An urbanity of insanity is explored in this intense, very loud and exciting performance by dance company Holy Body Tattoo and post-rock band Godspeed You! Black Emperor. Reviewer Greg Elliott surrendered to the experience.

Mar 05, 2016, updated Mar 05, 2016
Monumental: An unforgettable performance. Photo:  Chris Randle

Monumental: An unforgettable performance. Photo: Chris Randle

A dark theatre. Black. A violin hums. Bass guitar vibrates. Crescendo. Dancers in black and white on boxes. Perched. Distorted. Frozen. Apart. Isolated. Lonely. One moves.  Explores herself.  Extends herself. Searches. Itches.  Scratches.  Reaches to others. So close.  So far apart.
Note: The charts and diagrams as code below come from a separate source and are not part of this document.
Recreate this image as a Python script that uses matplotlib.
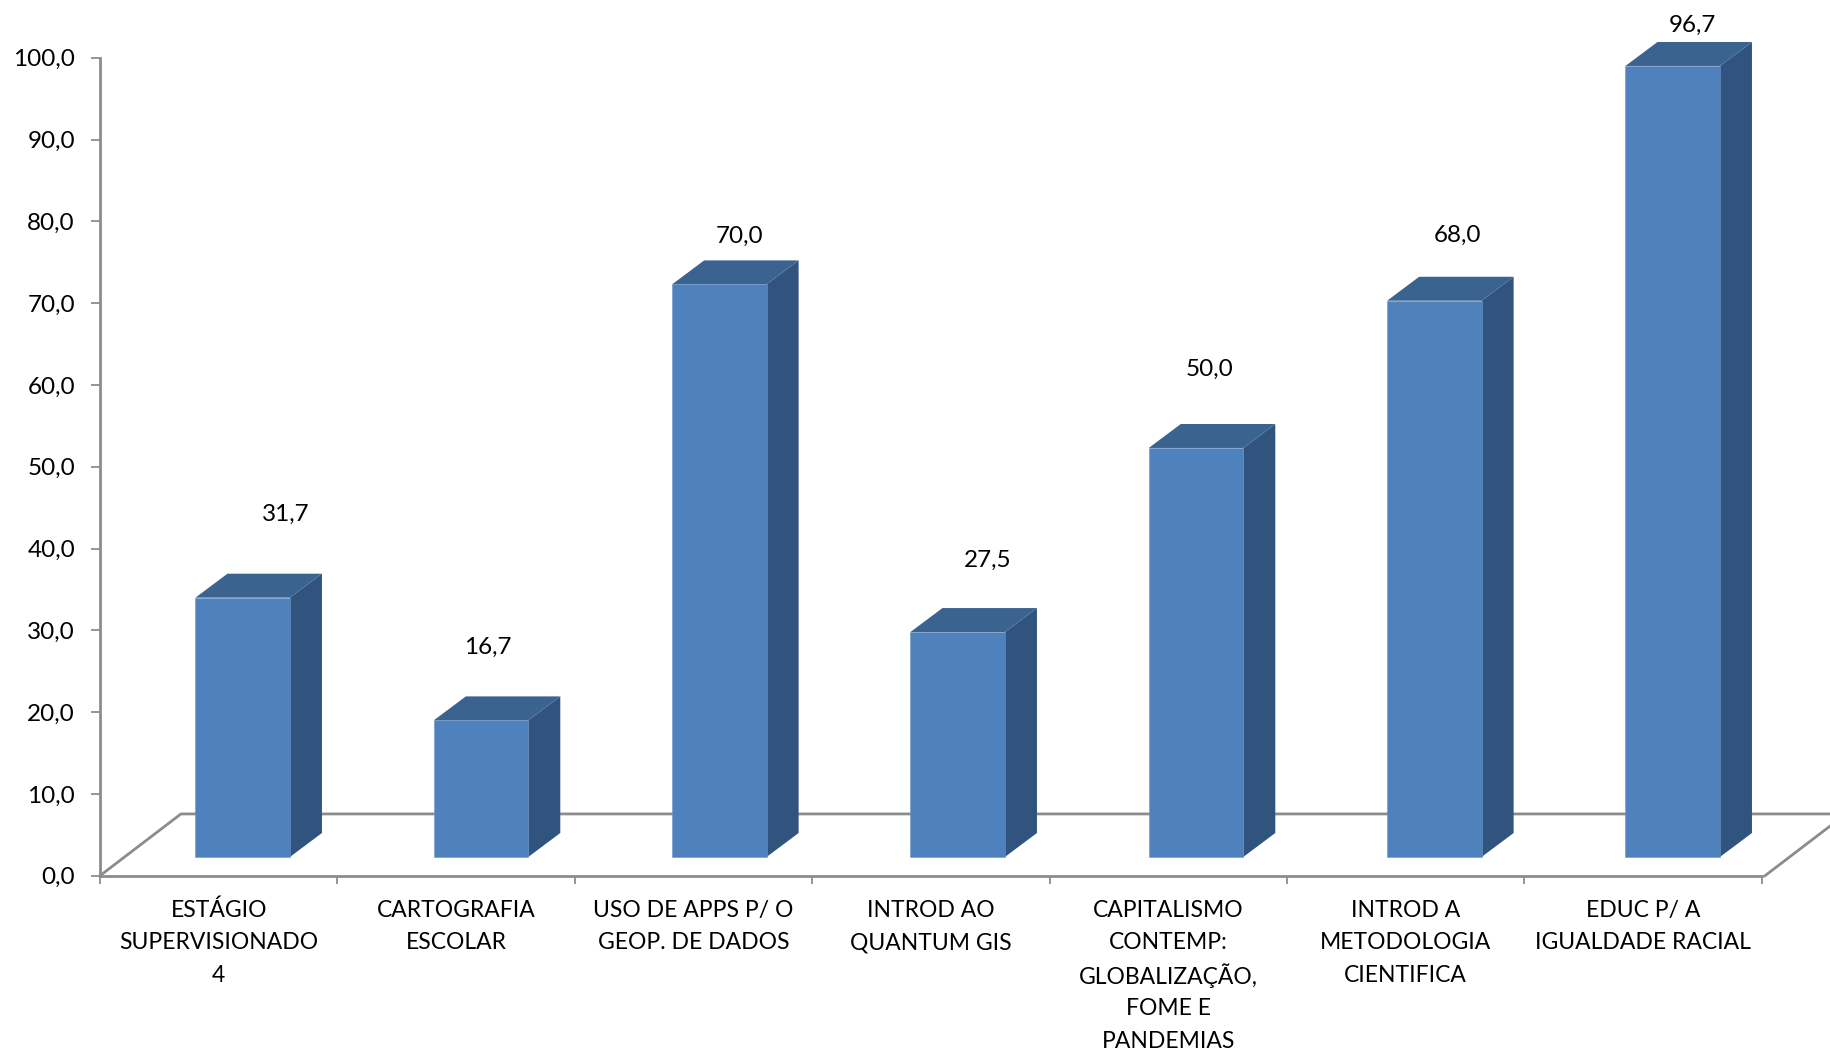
#!/usr/bin/python3

import matplotlib
matplotlib.use("Agg")
import matplotlib.pyplot as plt
from matplotlib.patches import Polygon

plt.rcParams['font.family'] = ['Lato', 'DejaVu Sans']

categories = ["ESTÁGIO\nSUPERVISIONADO\n4",
              "CARTOGRAFIA\nESCOLAR",
              "USO DE APPS P/ O\nGEOP. DE DADOS",
              "INTROD AO\nQUANTUM GIS",
              "CAPITALISMO\nCONTEMP:\nGLOBALIZAÇÃO,\nFOME E\nPANDEMIAS",
              "INTROD A\nMETODOLOGIA\nCIENTIFICA",
              "EDUC P/ A\nIGUALDADE RACIAL"]
values = [31.7, 16.7, 70.0, 27.5, 50.0, 68.0, 96.7]
value_labels = ["31,7", "16,7", "70,0", "27,5", "50,0", "68,0", "96,7"]
y_ticks = [0, 10, 20, 30, 40, 50, 60, 70, 80, 90, 100]
y_tick_labels = ["0,0", "10,0", "20,0", "30,0", "40,0", "50,0", "60,0", "70,0", "80,0", "90,0", "100,0"]

# hand placed data labels in the original, offset from the bar top (pixels)
label_dx = [43, 7, 20, 30, 14, 23, 20]
label_dy = [83, 73, 48, 72, 79, 65, 41]

AXIS_GREY = '#8c8c8c'
FRONT = '#4f81bd'
SIDE = '#31547f'
TOP = '#3b6390'

W, H = 1831, 1052
fig = plt.figure(figsize=(W / 100, H / 100), dpi=100, facecolor='white')
ax = fig.add_axes([100 / W, 1 - 875.7 / H, 1661.7 / W, 818 / H])
ax.set_xlim(0, 7)
ax.set_ylim(0, 100)

# 3d look: floor and bar depth in data units
bar_base = 2.29
bar_width = 0.398
bar_start = 0.402
bar_step = 1.004
depth_x = 0.135
depth_y = 2.93
floor_x = 0.341
floor_y = 7.55

# floor
ax.plot([0, floor_x, 7.4], [0, floor_y, floor_y], color=AXIS_GREY, lw=2.0, clip_on=False, zorder=1)
ax.plot([7.014, 7.014 + floor_x], [0, floor_y], color=AXIS_GREY, lw=2.0, clip_on=False, zorder=1)

for i in range(len(values)):
    left = bar_start + i * bar_step
    right = left + bar_width
    top = bar_base + values[i]

    ax.add_patch(Polygon([(right, bar_base), (right + depth_x, bar_base + depth_y),
                          (right + depth_x, top + depth_y), (right, top)],
                         facecolor=SIDE, edgecolor='none', clip_on=False, zorder=3))
    ax.add_patch(Polygon([(left, top), (left + depth_x, top + depth_y),
                          (right + depth_x, top + depth_y), (right, top)],
                         facecolor=TOP, edgecolor='none', clip_on=False, zorder=3))
    ax.bar(left, values[i], width=bar_width, bottom=bar_base, align='edge',
           color=FRONT, edgecolor='#6b95c8', linewidth=0.4, zorder=4)

    ax.annotate(value_labels[i], xy=(left + bar_width / 2, top),
                xytext=(label_dx[i], label_dy[i]), textcoords='offset pixels',
                ha='center', va='center', fontsize=17.5, color='black',
                annotation_clip=False, zorder=5)

for s in ['top', 'right']:
    ax.spines[s].set_visible(False)
for s in ['left', 'bottom']:
    ax.spines[s].set_color(AXIS_GREY)
    ax.spines[s].set_linewidth(2.0)
    ax.spines[s].set_zorder(2)

ax.set_yticks(y_ticks)
ax.set_yticklabels(y_tick_labels)
ax.tick_params(axis='y', length=6.5, width=1.3, color=AXIS_GREY, pad=11.5, labelsize=17.5)

ax.set_xticks(range(8))
ax.set_xticklabels([])
ax.tick_params(axis='x', which='major', length=5.5, width=1.3, color=AXIS_GREY)

# one text per line, matplotlib spaces lines unevenly when they have accents
for i in range(len(categories)):
    for j, line in enumerate(categories[i].split("\n")):
        ax.annotate(line, xy=(i + 0.5, 0), xytext=(0, -32.5 - 32.7 * j),
                    textcoords='offset pixels', ha='center', va='center_baseline',
                    fontsize=16.5, color='black', annotation_clip=False)

fig.savefig('out.png', dpi=100, facecolor='white')
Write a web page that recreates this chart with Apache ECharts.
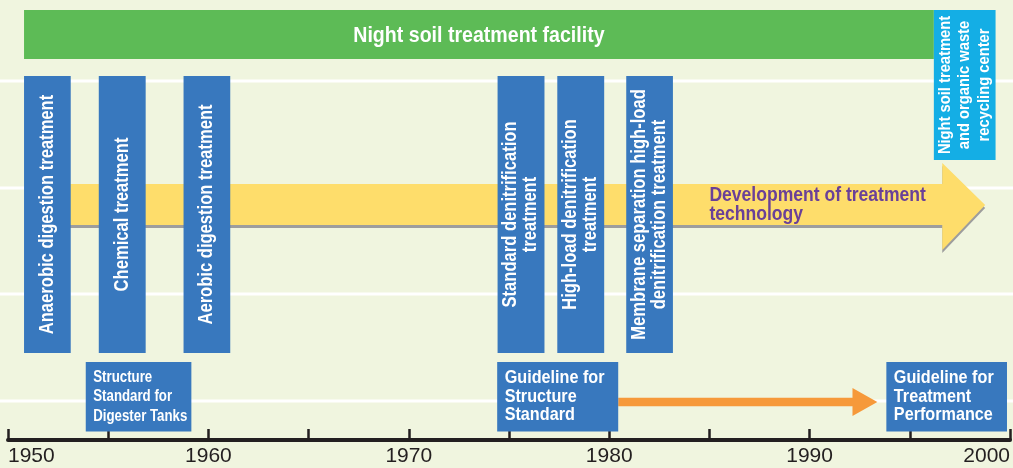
<!DOCTYPE html>
<html>
<head>
<meta charset="utf-8">
<script src="https://cdn.jsdelivr.net/npm/echarts@6/dist/echarts.min.js"></script>
<style>
html,body{margin:0;padding:0;background:#f0f5df;}
#chart{width:1013px;height:468px;}
</style>
</head>
<body>
<div id="chart"></div>
<script>
// ---- data (years on x, abstract height units on y) ----
const axisMin = 1950;
const axisMax = 2000;
const tickStep = 5;

const gridLineLevels = [3.9, 14.6, 25.2, 35.9];

const facilityLabel = ['Night soil treatment facility'];
const facilityStart = [1950.8];
const facilityEnd = [1996.2];
const facilityLow = [38.1];
const facilityHigh = [43.0];

const centerLabel = ['Night soil treatment\nand organic waste\nrecycling center'];
const centerStart = [1996.2];
const centerEnd = [1999.28];
const centerLow = [28.0];
const centerHigh = [43.0];

const techLabels = [
  'Anaerobic digestion treatment',
  'Chemical treatment',
  'Aerobic digestion treatment',
  'Standard denitrification\ntreatment',
  'High-load denitrification\ntreatment',
  'Membrane separation high-load\ndenitrification treatment'
];
const techStart = [1950.8, 1954.53, 1958.76, 1974.43, 1977.41, 1980.85];
const techEnd = [1953.13, 1956.87, 1961.09, 1976.77, 1979.75, 1983.18];
const techLow = [8.7, 8.7, 8.7, 8.7, 8.7, 8.7];
const techHigh = [36.4, 36.4, 36.4, 36.4, 36.4, 36.4];

const stdLabels = [
  'Structure\nStandard for\nDigester Tanks',
  'Guideline for\nStructure\nStandard',
  'Guideline for\nTreatment\nPerformance'
];
const stdStart = [1953.88, 1974.41, 1993.83];
const stdEnd = [1959.15, 1980.45, 1999.85];
const stdLow = [0.85, 0.85, 0.85];
const stdHigh = [7.8, 7.8, 7.8];

// yellow development arrow: [start, headStart, tip, shaftLow, shaftHigh, headLow, headHigh, mid]
const devArrow = [1952, 1996.62, 1998.76, 21.5, 25.6, 19.0, 27.7, 23.5];
const devLabel = ['Development of treatment\ntechnology'];
const devLabelAt = [1985, 23.5];

// orange arrow: [start, headStart, tip, mid, shaftHalf, headHalf]
const stdArrow = [1980.45, 1992.14, 1993.38, 3.8, 0.42, 1.4];

// ---- styles ----
const C = {
  bg: '#f0f5df', green: '#5dbb56', blue: '#3878be', cyan: '#14aee5',
  yellow: '#fedd6b', orange: '#f6993a', purple: '#6a4098', axis: '#231f20'
};
const FONT = '"Liberation Sans", Arial, sans-serif';
const stdTextStyle = [
  { fontSize: 17, scaleX: 0.78, lineHeight: 19.5 },
  { fontSize: 18.5, scaleX: 0.875, lineHeight: 18.5 },
  { fontSize: 18.5, scaleX: 0.875, lineHeight: 18.5 }
];

function rectOf(api, x0, x1, y0, y1) {
  const a = api.coord([x0, y1]);
  const b = api.coord([x1, y0]);
  return { x: a[0], y: a[1], width: b[0] - a[0], height: b[1] - a[1] };
}

const chart = echarts.init(document.getElementById('chart'), null, { renderer: 'canvas' });

const option = {
  backgroundColor: C.bg,
  animation: false,
  grid: { left: 8, width: 1006, top: 0, bottom: 28 },
  xAxis: {
    type: 'value', min: axisMin, max: axisMax, interval: tickStep,
    axisLine: { show: true, lineStyle: { color: C.axis, width: 4 } },
    axisTick: { show: true, inside: true, length: 11, lineStyle: { color: C.axis, width: 2.5 } },
    axisLabel: {
      show: true, color: C.axis, fontSize: 21, fontFamily: FONT, margin: 6,
      alignMinLabel: 'left', alignMaxLabel: 'right',
      formatter: function (v) { return (v % 10 === 0) ? String(v) : ''; }
    },
    splitLine: { show: false }
  },
  yAxis: { type: 'value', min: 0, max: 44, show: false, splitLine: { show: false } },
  series: [
    { // white guide lines
      type: 'custom', z: 1, clip: false,
      data: gridLineLevels.map(v => [axisMin, v]),
      renderItem: function (params, api) {
        const y = api.coord([axisMin, api.value(1)])[1];
        return { type: 'line', shape: { x1: 0, y1: y, x2: api.getWidth(), y2: y },
          style: { stroke: '#ffffff', lineWidth: 3 } };
      }
    },
    { // yellow arrow
      type: 'custom', z: 2, clip: false,
      data: [devArrow],
      renderItem: function (params, api) {
        const v = i => api.value(i);
        const pts = [
          [v(0), v(3)], [v(1), v(3)], [v(1), v(5)], [v(2), v(7)],
          [v(1), v(6)], [v(1), v(4)], [v(0), v(4)]
        ].map(p => api.coord(p));
        return { type: 'polygon', shape: { points: pts },
          style: { fill: C.yellow, shadowColor: '#9d9d9d', shadowBlur: 0, shadowOffsetX: 0, shadowOffsetY: 3 } };
      }
    },
    { // orange arrow
      type: 'custom', z: 2, clip: false,
      data: [stdArrow],
      renderItem: function (params, api) {
        const v = i => api.value(i);
        const m = v(3), s = v(4), h = v(5);
        const pts = [
          [v(0), m - s], [v(1), m - s], [v(1), m - h], [v(2), m],
          [v(1), m + h], [v(1), m + s], [v(0), m + s]
        ].map(p => api.coord(p));
        return { type: 'polygon', shape: { points: pts }, style: { fill: C.orange } };
      }
    },
    { // development label
      type: 'custom', z: 3, clip: false,
      data: [devLabelAt],
      renderItem: function (params, api) {
        const p = api.coord([api.value(0), api.value(1)]);
        return { type: 'text', x: p[0], y: p[1], scaleX: 0.9,
          style: { text: devLabel[0], fill: C.purple, fontSize: 19.5, fontWeight: 'bold',
            fontFamily: FONT, align: 'left', verticalAlign: 'middle', lineHeight: 19 } };
      }
    },
    { // green facility band
      type: 'custom', z: 3, clip: false,
      data: facilityStart.map((s, i) => [s, facilityEnd[i], facilityLow[i], facilityHigh[i]]),
      renderItem: function (params, api) {
        const r = rectOf(api, api.value(0), api.value(1), api.value(2), api.value(3));
        return { type: 'group', children: [
          { type: 'rect', shape: r, style: { fill: C.green } },
          { type: 'text', x: r.x + r.width / 2, y: r.y + r.height / 2 + 1, scaleX: 0.89,
            style: { text: facilityLabel[params.dataIndex], fill: '#fff', fontSize: 22, fontWeight: 'bold',
              fontFamily: FONT, align: 'center', verticalAlign: 'middle' } }
        ] };
      }
    },
    { // cyan recycling center
      type: 'custom', z: 3, clip: false,
      data: centerStart.map((s, i) => [s, centerEnd[i], centerLow[i], centerHigh[i]]),
      renderItem: function (params, api) {
        const r = rectOf(api, api.value(0), api.value(1), api.value(2), api.value(3));
        return { type: 'group', children: [
          { type: 'rect', shape: r, style: { fill: C.cyan } },
          { type: 'text', x: r.x + r.width / 2, y: r.y + r.height / 2, rotation: Math.PI / 2, scaleX: 0.92,
            style: { text: centerLabel[params.dataIndex], fill: '#fff', fontSize: 16, fontWeight: 'bold',
              fontFamily: FONT, align: 'center', verticalAlign: 'middle', lineHeight: 19.5 } }
        ] };
      }
    },
    { // technology bars
      type: 'custom', z: 4, clip: false,
      data: techStart.map((s, i) => [s, techEnd[i], techLow[i], techHigh[i]]),
      renderItem: function (params, api) {
        const r = rectOf(api, api.value(0), api.value(1), api.value(2), api.value(3));
        return { type: 'group', children: [
          { type: 'rect', shape: r, style: { fill: C.blue } },
          { type: 'text', x: r.x + r.width / 2, y: r.y + r.height / 2, rotation: Math.PI / 2, scaleX: 0.85,
            style: { text: techLabels[params.dataIndex], fill: '#fff', fontSize: 19.5, fontWeight: 'bold',
              fontFamily: FONT, align: 'center', verticalAlign: 'middle', lineHeight: 20 } }
        ] };
      }
    },
    { // standards boxes
      type: 'custom', z: 4, clip: false,
      data: stdStart.map((s, i) => [s, stdEnd[i], stdLow[i], stdHigh[i]]),
      renderItem: function (params, api) {
        const r = rectOf(api, api.value(0), api.value(1), api.value(2), api.value(3));
        const ts = stdTextStyle[params.dataIndex];
        return { type: 'group', children: [
          { type: 'rect', shape: r, style: { fill: C.blue } },
          { type: 'text', x: r.x + 7.5, y: r.y + r.height / 2, scaleX: ts.scaleX,
            style: { text: stdLabels[params.dataIndex], fill: '#fff', fontSize: ts.fontSize, fontWeight: 'bold',
              fontFamily: FONT, align: 'left', verticalAlign: 'middle', lineHeight: ts.lineHeight } }
        ] };
      }
    }
  ]
};
chart.setOption(option);
</script>
</body>
</html>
Godspeed you! Black Emperor is loud. Very loud. Pulsating through you, shaking you, waking you.

Words typed neatly in white against black have to be read. Cryptic puzzles of life.  Philosophical snippets of being. Disconnected dancers with deep desires to touch. Another.  Connecting.

Parent lights underneath. Snippets of flesh. Hair flicks.  Annoying frustrating. Being. Sensing. Alone. Trapped within a body. Inside clothing.  In modern clothes. Close but separate.

Wind turbines visible above. Dancers on boxes.  Frenetic. Synchronised. Precise.  Beautiful. Disciplined. Faces stare. Arms and eyes look out. Suddenly wrapped. Tight.  Jenny Holzer  writes. We read. We wonder. We speed as gods. The Black Emperor is with us. Ever with us.

A trio of drumming. Modern percussion but bigger than a suburb of Taikos. Much bigger.

Still dancers work within limited space.  One falls. Slips.  Falls again. Effortlessly. Smoothly. Another. Tragedy. Accident? Deliberate.

Always in their own worlds. Doing something different. No touching. How long can we remain aloof. Words, images, music, bodies writhing. Unrelenting pain. Audacious and beautiful. Why?

They dance. Athletes. Aesthetes. Solo. In unison. Modern life. Alone. We are – have always been – will be – alone.  Together. Connecting with another. The importance of touching. The need to feel. One block away.

Our mouths let the dryness outside touch the moisture inside. Time lapse headlights shine. It can be beautiful. Civil war inside our eyelids. How? The music is deafening. Vital.

Silence. Dancers descend, explore space outside their closed apartments. One woman goes mad with frenetic energetic electric hitting slapping tugging hair and flesh, self and others. Until. One woman holds her in her arms. Warmth from another. Silence momentary.

The beat goes on. The driving force goes on. The big sound pulses, a violin sustains momentum. Dancers run and leap. They shout at each other at themselves at us. We love and hate. We are walking contradictions. We are confused individuals wanting what we don’t know what we want. Still we go on.

Ideas. Words. Thoughts. We sit and they run. They look at us. Smiles. Do we smile? What are the rules? How do they keep going? Fit. Energy plus more.

A rock band sometimes there sometimes not always present. A haze. Shafts of light. Torches search the ceiling looking for others.

A man talks. Is it the end of the world? How do we survive in an urbanity of insanity that keeps us from each other. The words make us wonder. The dancers bring us closer. They have partners that they love they grab lift hold throw away and do it again and again. Do we learn?

In a row they sit. Similar but different. So close. If only…

The Holy Body Tattoo is eight dancers on stage. Godspeed You! Black Emperor is a rock band of electric guitars, violin, drums inside your head and through your being.

Monumental is indelibly etched. Unique. Unforgettable. Incredible. An intense hour and 15. Assaulting the senses inspiring living. A paradox. Showing a disconnect while we connect. We clap and call out while wanting to touch loved ones and whisper we are alive.

Monumental is presented by Canadian contemporary dance company The Holy Body Tattoo with live music by Montreal group Godspeed You! Black Emperor, projected backdrops featuring vision by LA cinematographer William Morrison and “language-based artwork” by conceptual artist Jenny Holzer. The final performance is at the Festival Theatre tonight (March 5).